[Aim of the task] Print the listing as it stands, omitting all images.

· · · · · · ·

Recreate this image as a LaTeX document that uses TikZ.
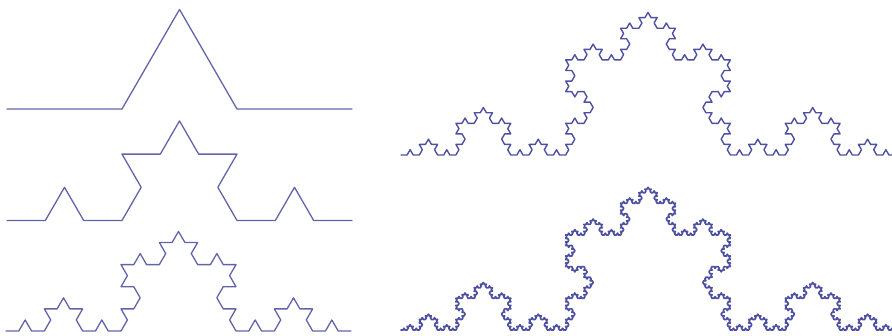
\documentclass[tikz,border=0pt]{standalone}
\usetikzlibrary{lindenmayersystems}
\definecolor{kochblue}{RGB}{98,100,170}
\definecolor{kochdark}{RGB}{78,80,160}
\pgfdeclarelindenmayersystem{Koch}{\rule{F -> F+F--F+F}}
\begin{document}
\begin{tikzpicture}[x=1pt,y=1pt,
  kochline/.style={draw=kochblue,line width=1.3pt,line join=round,line cap=round}]
\useasboundingbox (0,0) rectangle (892,335);
\clip (0,0) rectangle (892,335);
\draw[kochline,shift={(7,226)},l-system={Koch,axiom=F,order=1,step=115pt,angle=60}] l-system;
\draw[kochline,shift={(7,114.5)},l-system={Koch,axiom=F,order=2,step=38.333pt,angle=60}] l-system;
\draw[kochline,shift={(6,4)},l-system={Koch,axiom=F,order=3,step=12.778pt,angle=60}] l-system;
\draw[kochline,draw=kochdark,line width=1.4pt,shift={(401,180)},l-system={Koch,axiom=F,order=4,step=6.099pt,angle=60}] l-system;
\draw[kochline,draw=kochdark,line width=1.7pt,shift={(401,5)},l-system={Koch,axiom=F,order=5,step=2.033pt,angle=60}] l-system;
\end{tikzpicture}
\end{document}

· · · · · · ·

[Exercise output]
Recreate this image as a LaTeX document that uses TikZ.
\documentclass[tikz,border=0pt]{standalone}
\usetikzlibrary{lindenmayersystems}
\definecolor{kochblue}{RGB}{98,100,170}
\definecolor{kochdark}{RGB}{78,80,160}
\pgfdeclarelindenmayersystem{Koch}{\rule{F -> F+F--F+F}}
\begin{document}
\begin{tikzpicture}[x=1pt,y=1pt,
  kochline/.style={draw=kochblue,line width=1.3pt,line join=round,line cap=round}]
\useasboundingbox (0,0) rectangle (892,335);
\clip (0,0) rectangle (892,335);
\draw[kochline,shift={(7,226)},l-system={Koch,axiom=F,order=1,step=115pt,angle=60}] l-system;
\draw[kochline,shift={(7,114.5)},l-system={Koch,axiom=F,order=2,step=38.333pt,angle=60}] l-system;
\draw[kochline,shift={(6,4)},l-system={Koch,axiom=F,order=3,step=12.778pt,angle=60}] l-system;
\draw[kochline,draw=kochdark,line width=1.4pt,shift={(401,180)},l-system={Koch,axiom=F,order=4,step=6.099pt,angle=60}] l-system;
\draw[kochline,draw=kochdark,line width=1.7pt,shift={(401,5)},l-system={Koch,axiom=F,order=5,step=2.033pt,angle=60}] l-system;
\end{tikzpicture}
\end{document}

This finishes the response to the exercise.